A new model that works with transformers 4.25.1 and torch 1.13.1 is uploaded:
(It is mainly because joblib serialisation specifics. It is needed to reload the model with a new transformers version and reserialize the model dump)
aikochou@stat1004:~$ s3cmd -c /etc/s3cmd/cfg.d/ml-team.cfg ls s3://wmf-ml-models/experimental/revertrisk/20230201095010/ 2023-02-01 09:54 2647806802 s3://wmf-ml-models/experimental/revertrisk/20230201095010/model.pkl
Current status:
- the latest multilingual model was deployed in ml-staging-codfw
- working on a separate blubberfile and pipeline for the model, so it no longer shares the pipeline with the revert-risk language-agnostic model. (see T329936)
Next steps:
- deploy the latest multilingual model to production
- need to adjust the memory limit range for ml-services, because this isvc needs at least 4 cpu & 6Gi memory
- measure the latency
After the task is done, along with T321594 we have two revert-risk isvcs in production, one is the language-agnostic model, and the other is the multilingual model.
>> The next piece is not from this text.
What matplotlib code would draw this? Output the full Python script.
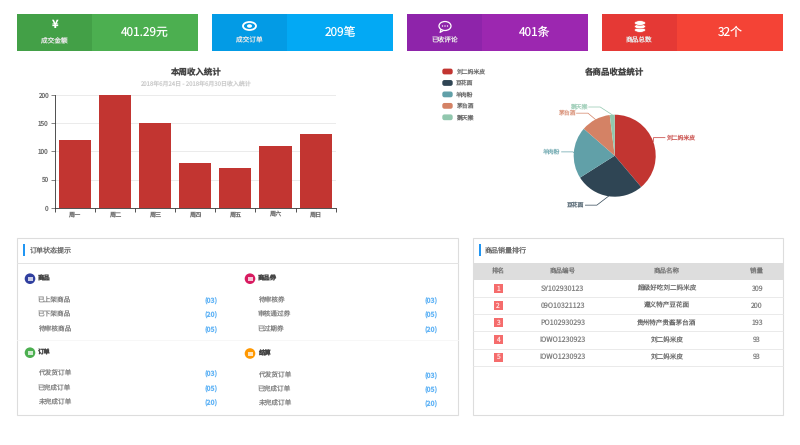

Change 891252 had a related patch set uploaded (by AikoChou; author: AikoChou):
[operations/deployment-charts@master] ml-services: update revertrisk images and increase limitranges for ml-eqiad/codfw
Change 891252 merged by Elukey:
[operations/deployment-charts@master] ml-services: update revertrisk images and increase limitranges for ml-eqiad/codfw
CI pipeline for the revertrisk-multilingual has been added, the production images can be found in:
https://docker-registry.wikimedia.org/wikimedia/machinelearning-liftwing-inference-services-revertrisk-multilingual/tags/
New images (upgrade to debian bullseye and python 3.9) are currently deployed only on ml-staging, in prod there is a complication with limits etc.. that will be solved when we upgrade to k8s 1.23!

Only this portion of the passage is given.